TASK OBJECTIVE
Take the lines beginning with the one that contains "Reproduce this chart with matplotlib." and ending with the one that contains "plt.rcParams['mathtext.rm'] = 'Liberation", and set them down exactly. Omit all pictures.

TASK INPUT
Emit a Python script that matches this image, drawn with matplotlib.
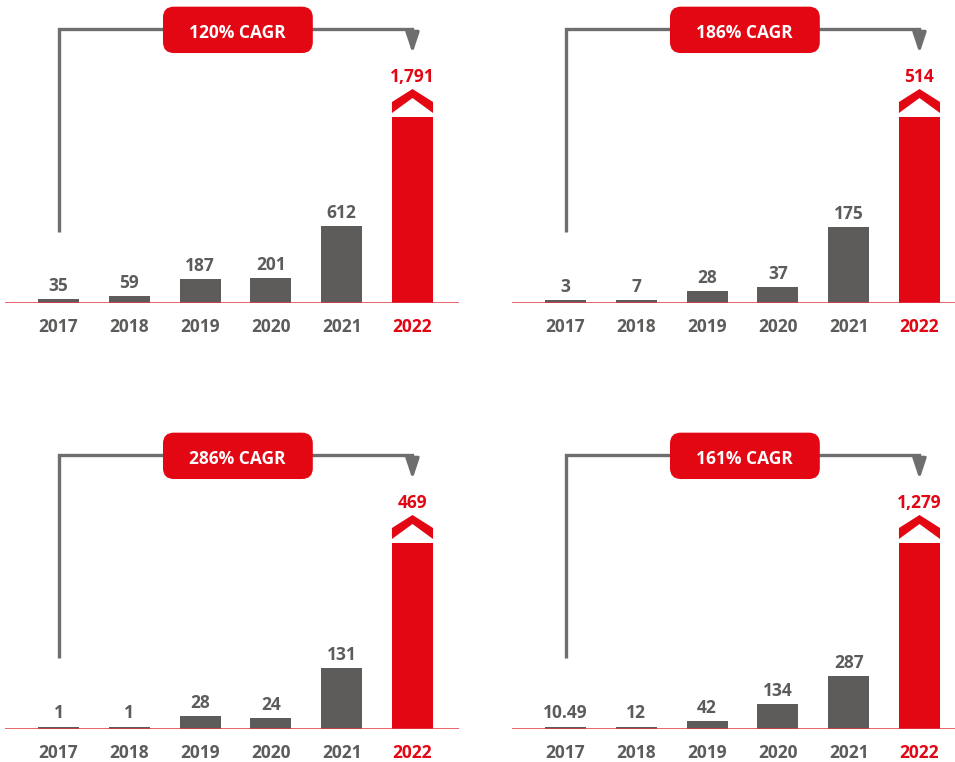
import matplotlib.pyplot as plt
from matplotlib.patches import FancyBboxPatch, Polygon

plt.rcParams['font.family'] = ['Open Sans', 'DejaVu Sans']

years = ["2017", "2018", "2019", "2020", "2021", "2022"]
panel_a = [35, 59, 187, 201, 612, 1791]
panel_b = [3, 7, 28, 37, 175, 514]
panel_c = [1, 1, 28, 24, 131, 469]
panel_d = [10.49, 12, 42, 134, 287, 1279]
cagr = ["120% CAGR", "186% CAGR", "286% CAGR", "161% CAGR"]

# display scale (value at top of each panel) -- bars are to scale except 2022
tops = [2400, 700, 650, 1630]

GREY = "#5e5c5a"
RED = "#e30613"
LINE = "#6e6e6e"

W, H = 955, 762
AX_W, AX_H = 454, 303
BAR_W = 0.58
FS = 12.5

fig = plt.figure(figsize=(W / 100, H / 100), dpi=100)


def fmt(v):
    if v != int(v):
        return f"{v:,.2f}"
    return f"{int(v):,}"


def draw_panel(x0, y0, values, title, top):
    ax = fig.add_axes([x0 / W, 1 - y0 / H, AX_W / W, AX_H / H])
    ax.set_xlim(-0.756, 5.657)
    ax.set_ylim(0, top)
    ax.axis("off")
    px = top / AX_H
    cap = 186 * px
    n = len(values)
    heights = [max(min(v, cap), 2.5 * px) for v in values]
    colors = [GREY] * (n - 1) + [RED]
    ax.bar(range(n), heights, width=BAR_W, color=colors, zorder=2)
    ax.axhline(0, color="#e23a44", lw=1.1, zorder=3)

    for i, (v, h) in enumerate(zip(values, heights)):
        last = i == n - 1
        c = RED if last else GREY
        ax.annotate(fmt(v), (i, h), xytext=(0, 35 if last else 8),
                    textcoords="offset pixels", ha="center", va="baseline",
                    color=c, fontsize=FS, fontweight="bold")
        ax.annotate(years[i], (i, 0), xytext=(0, -29),
                    textcoords="offset pixels", ha="center", va="baseline",
                    color=c, fontsize=FS, fontweight="bold")

    # chevron above the truncated 2022 bar
    t = heights[-1]
    xl, xr = n - 1 - BAR_W / 2, n - 1 + BAR_W / 2
    pts = [(xl, t + 4 * px), (xl, t + 15 * px), (n - 1, t + 28 * px),
           (xr, t + 15 * px), (xr, t + 4 * px), (n - 1, t + 19 * px)]
    ax.add_patch(Polygon(pts, closed=True, color=RED, lw=0, zorder=2))

    # bracket connector with arrow
    trans = ax.get_xaxis_transform()
    ax.plot([0, 0, n - 1, n - 1], [0.234, 0.904, 0.904, 0.87],
            transform=trans, color=LINE, lw=2.4,
            solid_joinstyle="miter", solid_capstyle="butt", zorder=3)
    ax.annotate("", xy=(n - 1, 0.824), xytext=(n - 1, 0.88),
                xycoords=trans, textcoords=trans,
                arrowprops=dict(arrowstyle="-|>,head_length=1.2,head_width=0.4",
                                color=LINE, lw=2.4, shrinkA=0, shrinkB=0))

    box = FancyBboxPatch((0.348, 0.825), 0.330, 0.153,
                         boxstyle="round,pad=0,rounding_size=0.024",
                         mutation_aspect=AX_W / AX_H, transform=ax.transAxes,
                         fc=RED, ec="none", zorder=4)
    ax.add_patch(box)
    ax.text(0.512, 0.876, title, transform=ax.transAxes, ha="center",
            va="baseline", color="white", fontsize=FS, fontweight="bold",
            zorder=5)


draw_panel(5, 303, panel_a, cagr[0], tops[0])
draw_panel(512, 303, panel_b, cagr[1], tops[1])
draw_panel(5, 729, panel_c, cagr[2], tops[2])
draw_panel(512, 729, panel_d, cagr[3], tops[3])

plt.savefig("out.png", dpi=100)
plt.close()
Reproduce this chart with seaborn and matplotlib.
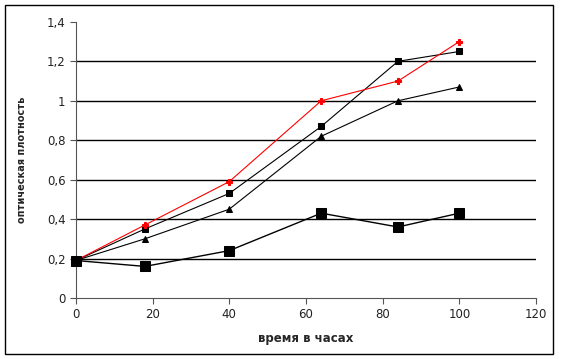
import matplotlib
matplotlib.use("Agg")
import matplotlib.pyplot as plt
import seaborn as sns
import pandas as pd
from matplotlib.patches import Rectangle

hours = [0, 18, 40, 64, 84, 100]
red_series = [0.19, 0.37, 0.59, 1.0, 1.1, 1.3]
square_small = [0.19, 0.35, 0.53, 0.87, 1.2, 1.25]
triangle_series = [0.19, 0.30, 0.45, 0.82, 1.0, 1.07]
square_big = [0.19, 0.16, 0.24, 0.43, 0.36, 0.43]
yticks = [0, 0.2, 0.4, 0.6, 0.8, 1.0, 1.2, 1.4]
ytick_labels = ["0", "0,2", "0,4", "0,6", "0,8", "1", "1,2", "1,4"]
gridlines = [0.2, 0.4, 0.6, 0.8, 1.0, 1.2]
xticks = [0, 20, 40, 60, 80, 100, 120]

sns.set_style("white")
plt.rcParams['font.family'] = ['DejaVu Sans']

fig = plt.figure(figsize=(5.66, 3.59), dpi=100)
ax = fig.add_axes([0.134, 0.170, 0.813, 0.769])

for g in gridlines:
    ax.axhline(g, color="black", linewidth=1.0, zorder=0)

styles = [
    (triangle_series, dict(color="black", marker="^", markersize=5, linewidth=0.8)),
    (square_small, dict(color="black", marker="s", markersize=5, linewidth=0.8)),
    (red_series, dict(color="red", marker="P", markersize=5, linewidth=0.8)),
    (square_big, dict(color="black", marker="s", markersize=7.5, linewidth=1.0)),
]
for vals, st in styles:
    df = pd.DataFrame({"x": hours, "y": vals})
    sns.lineplot(data=df, x="x", y="y", ax=ax, markeredgecolor=st["color"], clip_on=False, zorder=3, **st)

ax.set_xlim(0, 120)
ax.set_ylim(0, 1.4)
ax.set_yticks(yticks)
ax.set_yticklabels(ytick_labels)
ax.set_xticks(xticks)
for s in ["top", "right"]:
    ax.spines[s].set_visible(False)
for s in ["left", "bottom"]:
    ax.spines[s].set_color("#555555")
    ax.spines[s].set_linewidth(0.8)
ax.tick_params(axis="both", direction="out", length=4, width=0.8, color="#555555",
               labelsize=8.5, labelcolor="#222222", left=True, bottom=True)
ax.set_xlabel("время в часах", fontsize=8.5, fontweight="bold", labelpad=8)
ax.set_ylabel("оптическая плотность", fontsize=7, fontweight="bold", labelpad=14)

fig.patches.append(Rectangle((5 / 566, 5 / 359), 548 / 566, 349 / 359, transform=fig.transFigure,
                             fill=False, edgecolor="black", linewidth=1.0))

fig.savefig("out.png", dpi=100)
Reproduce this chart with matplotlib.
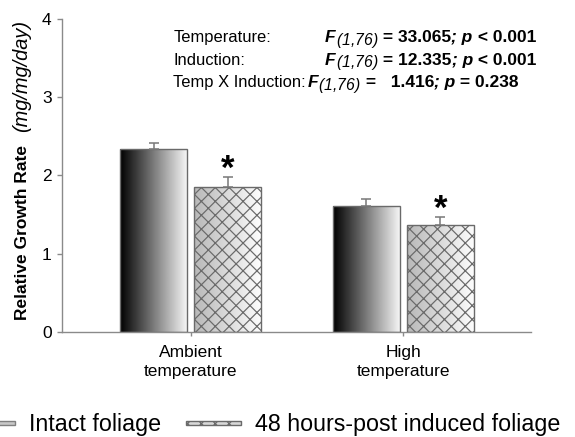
import numpy as np
import matplotlib
matplotlib.use("Agg")
import matplotlib.pyplot as plt
from matplotlib.patches import Patch
from matplotlib.offsetbox import TextArea, HPacker, AnnotationBbox

plt.rcParams['font.family'] = ['Liberation Sans', 'DejaVu Sans']
plt.rcParams['hatch.linewidth'] = 0.7
# mathtext only used for the italic subscript
plt.rcParams['mathtext.fontset'] = 'custom'
plt.rcParams['mathtext.it'] = 'Liberation Sans:italic'
plt.rcParams['mathtext.rm'] = 'Liberation Sans:italic'

# data
groups = ['Ambient\ntemperature', 'High\ntemperature']
intact = [2.34, 1.61]
intact_err = [0.08, 0.09]
induced = [1.85, 1.37]
induced_err = [0.13, 0.10]
signif = [True, True]
series_names = ['Intact foliage', '48 hours-post induced foliage']
stats_labels = ['Temperature:', 'Induction:', 'Temp X Induction:']
stats_f = ['33.065', '12.335', '  1.416']
stats_p = ['< 0.001', '< 0.001', '= 0.238']

fig = plt.figure(figsize=(4.6, 3.496), dpi=125)
ax = fig.add_axes([0.1078, 0.2403, 0.8157, 0.7162])

x = np.arange(len(groups))
width = 0.315
off = 0.174
grad = np.linspace(0, 1, 256).reshape(1, -1)

def gradient_bars(xpos, heights, lo, hi, hatch):
    bars = ax.bar(xpos, heights, width, facecolor='none', edgecolor='#6a6a6a',
                  linewidth=0.8, hatch=hatch, zorder=3)
    for b in bars:
        x0, y0 = b.get_x(), b.get_y()
        im = ax.imshow(lo + (hi - lo) * grad, cmap='gray', vmin=0, vmax=1,
                       extent=(x0, x0 + b.get_width(), y0, y0 + b.get_height()),
                       aspect='auto', interpolation='bicubic', zorder=2)
        im.set_clip_path(b)
    return bars

gradient_bars(x - off, intact, 0.0, 0.96, None)
gradient_bars(x + off, induced, 0.72, 0.99, 'xxx')

ekw = dict(fmt='none', ecolor='#7a7a7a', elinewidth=0.9, capsize=2.8, capthick=0.9, zorder=4)
ax.errorbar(x - off, intact, yerr=[np.zeros(2), intact_err], **ekw)
ax.errorbar(x + off, induced, yerr=[np.zeros(2), induced_err], **ekw)

for xi, h, e, s in zip(x + off, induced, induced_err, signif):
    if s:
        ax.annotate('*', xy=(xi, h + e), xytext=(0, -5), textcoords='offset points',
                    ha='center', va='bottom', fontsize=20, fontweight='bold')

ax.set_xlim(-0.606, 1.60)
ax.set_ylim(0, 4)
ax.set_yticks([0, 1, 2, 3, 4])
ax.set_xticks(x)
ax.set_xticklabels(groups, fontsize=10, linespacing=1.3)
for lab, dx in zip(ax.get_xticklabels(), [15, 7]):
    lab.set_transform(lab.get_transform() +
                      matplotlib.transforms.ScaledTranslation(dx / 125, 0, fig.dpi_scale_trans))
ax.tick_params(axis='y', labelsize=10, length=3, width=0.8, color='#8a8a8a', pad=3)
ax.tick_params(axis='x', length=2.5, width=0.8, color='#8a8a8a', pad=5)
for sp in ['top', 'right']:
    ax.spines[sp].set_visible(False)
for sp in ['left', 'bottom']:
    ax.spines[sp].set_color('#8a8a8a')
    ax.spines[sp].set_linewidth(0.8)

# y label: bold + italic parts
fig.text(27 / 575, 1 - 320 / 437, 'Relative Growth Rate', rotation=90, rotation_mode='anchor',
         ha='left', va='baseline', fontsize=10, fontweight='bold')
fig.text(27 / 575, 1 - 132 / 437, '(mg/mg/day)', rotation=90, rotation_mode='anchor',
         ha='left', va='baseline', fontsize=11.5, fontstyle='italic')

# ANOVA text
ys = [0.942, 0.869, 0.796]
bi = dict(fontsize=10, fontweight='bold', fontstyle='italic')
b = dict(fontsize=10, fontweight='bold')
for i, (lab, fv, pv, yy) in enumerate(zip(stats_labels, stats_f, stats_p, ys)):
    parts = [TextArea('F', textprops=bi),
             TextArea(r'$_{(1{,}76)}$', textprops=dict(fontsize=13)),
             TextArea(' = ' + fv, textprops=b),
             TextArea('; p', textprops=bi),
             TextArea(' ' + pv, textprops=b)]
    fpart = HPacker(children=parts, align='baseline', pad=0, sep=0)
    lab_area = TextArea(lab, textprops=dict(fontsize=9.5))
    if i < 2:
        ax.add_artist(AnnotationBbox(lab_area, (0.237, yy), xycoords='axes fraction',
                                     box_alignment=(0, 0.5), frameon=False, pad=0))
        ax.add_artist(AnnotationBbox(fpart, (0.561, yy), xycoords='axes fraction',
                                     box_alignment=(0, 0.5), frameon=False, pad=0))
    else:
        row = HPacker(children=[lab_area, fpart], align='baseline', pad=0, sep=1)
        ax.add_artist(AnnotationBbox(row, (0.237, yy), xycoords='axes fraction',
                                     box_alignment=(0, 0.5), frameon=False, pad=0))

handles = [Patch(facecolor='#c8c8c8', edgecolor='#808080', linewidth=0.8),
           Patch(facecolor='#d8d8d8', edgecolor='#6a6a6a', linewidth=0.8, hatch='xxx')]
fig.legend(handles, series_names, loc='center left', bbox_to_anchor=(-40 / 575, 1 - 425 / 437),
           ncol=2, frameon=False, fontsize=13.4, handlelength=2.35, handleheight=-0.1,
           handletextpad=0.6, columnspacing=1.1, borderpad=0, borderaxespad=0)

fig.savefig('out.png', dpi=125)
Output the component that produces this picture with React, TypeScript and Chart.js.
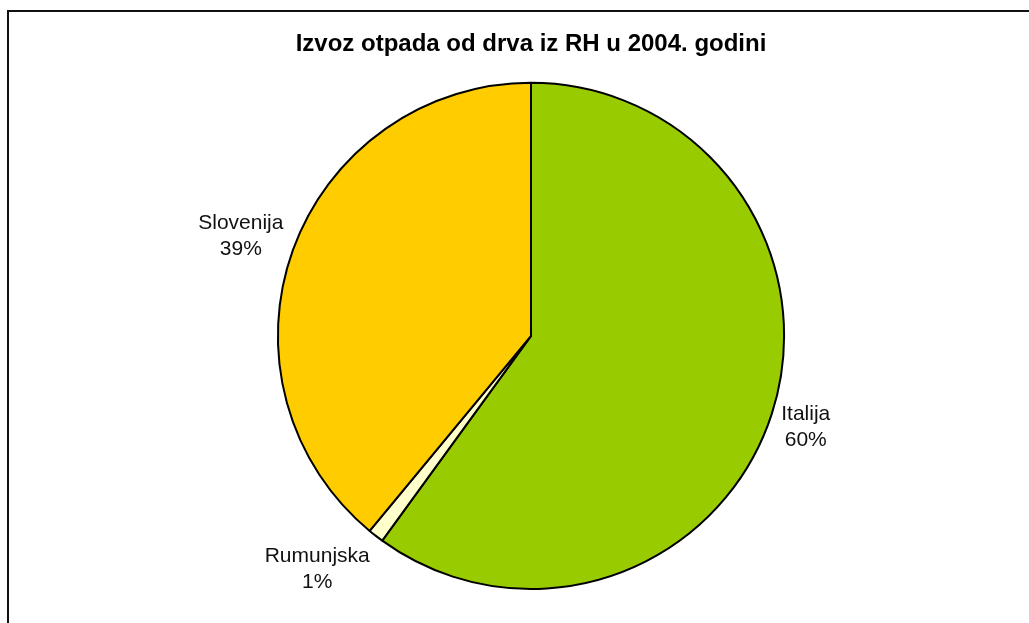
import React, { useEffect, useRef } from "react";
import { Chart, registerables } from "chart.js";

Chart.register(...registerables);

const TITLE = "Izvoz otpada od drva iz RH u 2004. godini";
const categories = ["Italija", "Rumunjska", "Slovenija"];
const values = [60, 1, 39];
const colors = ["#99CC00", "#FFFFCC", "#FFCC00"];

const FONT = "'Liberation Sans', Arial, sans-serif";

const framePlugin = {
  id: "frame",
  beforeDraw(chart: any) {
    const ctx = chart.ctx;
    ctx.save();
    ctx.fillStyle = "#ffffff";
    ctx.fillRect(0, 0, chart.width, chart.height);
    ctx.strokeStyle = "#111111";
    ctx.lineWidth = 2;
    ctx.strokeRect(8, 11, chart.width + 50, chart.height + 50);
    ctx.restore();
  },
};

const labelPlugin = {
  id: "outerLabels",
  afterDraw(chart: any) {
    const ctx = chart.ctx;
    const meta = chart.getDatasetMeta(0);
    const data = chart.data.datasets[0].data as number[];
    const total = data.reduce((a, b) => a + b, 0);
    ctx.save();
    ctx.font = `21px ${FONT}`;
    ctx.fillStyle = "#111111";
    ctx.textAlign = "center";
    ctx.textBaseline = "middle";
    meta.data.forEach((arc: any, i: number) => {
      const p = arc.getProps(["x", "y", "startAngle", "endAngle", "outerRadius"], true);
      const mid = (p.startAngle + p.endAngle) / 2;
      const c = Math.cos(mid);
      const s = Math.sin(mid);
      const lines = [String(chart.data.labels[i]), Math.round((data[i] / total) * 100) + "%"];
      const w = Math.max(...lines.map((l) => ctx.measureText(l).width));
      const ax = p.x + c * (p.outerRadius + 10);
      const ay = p.y + s * (p.outerRadius + 10);
      const cx = ax + Math.sign(c) * (w / 2);
      const cy = ay + s * 32;
      ctx.fillText(lines[0], cx, cy - 13);
      ctx.fillText(lines[1], cx, cy + 13);
    });
    ctx.restore();
  },
};

export default function App() {
  const ref = useRef<HTMLCanvasElement | null>(null);
  useEffect(() => {
    if (!ref.current) return;
    const chart = new Chart(ref.current, {
      type: "pie",
      data: {
        labels: categories,
        datasets: [
          {
            data: values,
            backgroundColor: colors,
            borderColor: "#000000",
            borderWidth: 2,
            hoverOffset: 0,
          },
        ],
      },
      options: {
        responsive: false,
        animation: false,
        rotation: 0,
        layout: { padding: { left: 231, right: 198, top: 0, bottom: 33 } },
        plugins: {
          legend: { display: false },
          tooltip: { enabled: false },
          title: {
            display: true,
            text: TITLE,
            color: "#000000",
            font: { family: FONT, size: 24, weight: "bold", lineHeight: 1.2 },
            padding: { top: 30, bottom: 23 },
          },
        },
      },
      plugins: [framePlugin, labelPlugin],
    });
    return () => chart.destroy();
  }, []);
  return (
    <div style={{ position: "fixed", left: 0, top: 0, width: 1029, height: 623 }}>
      <canvas ref={ref} width={1029} height={623} />
    </div>
  );
}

COMPLETE OUTPUT
Reproduce this chart with matplotlib.
import numpy as np
import matplotlib
matplotlib.use("Agg")
import matplotlib.pyplot as plt
from matplotlib.patches import Patch
from matplotlib.offsetbox import TextArea, HPacker, AnnotationBbox

plt.rcParams['font.family'] = ['Liberation Sans', 'DejaVu Sans']
plt.rcParams['hatch.linewidth'] = 0.7
# mathtext only used for the italic subscript
plt.rcParams['mathtext.fontset'] = 'custom'
plt.rcParams['mathtext.it'] = 'Liberation Sans:italic'
plt.rcParams['mathtext.rm'] = 'Liberation Sans:italic'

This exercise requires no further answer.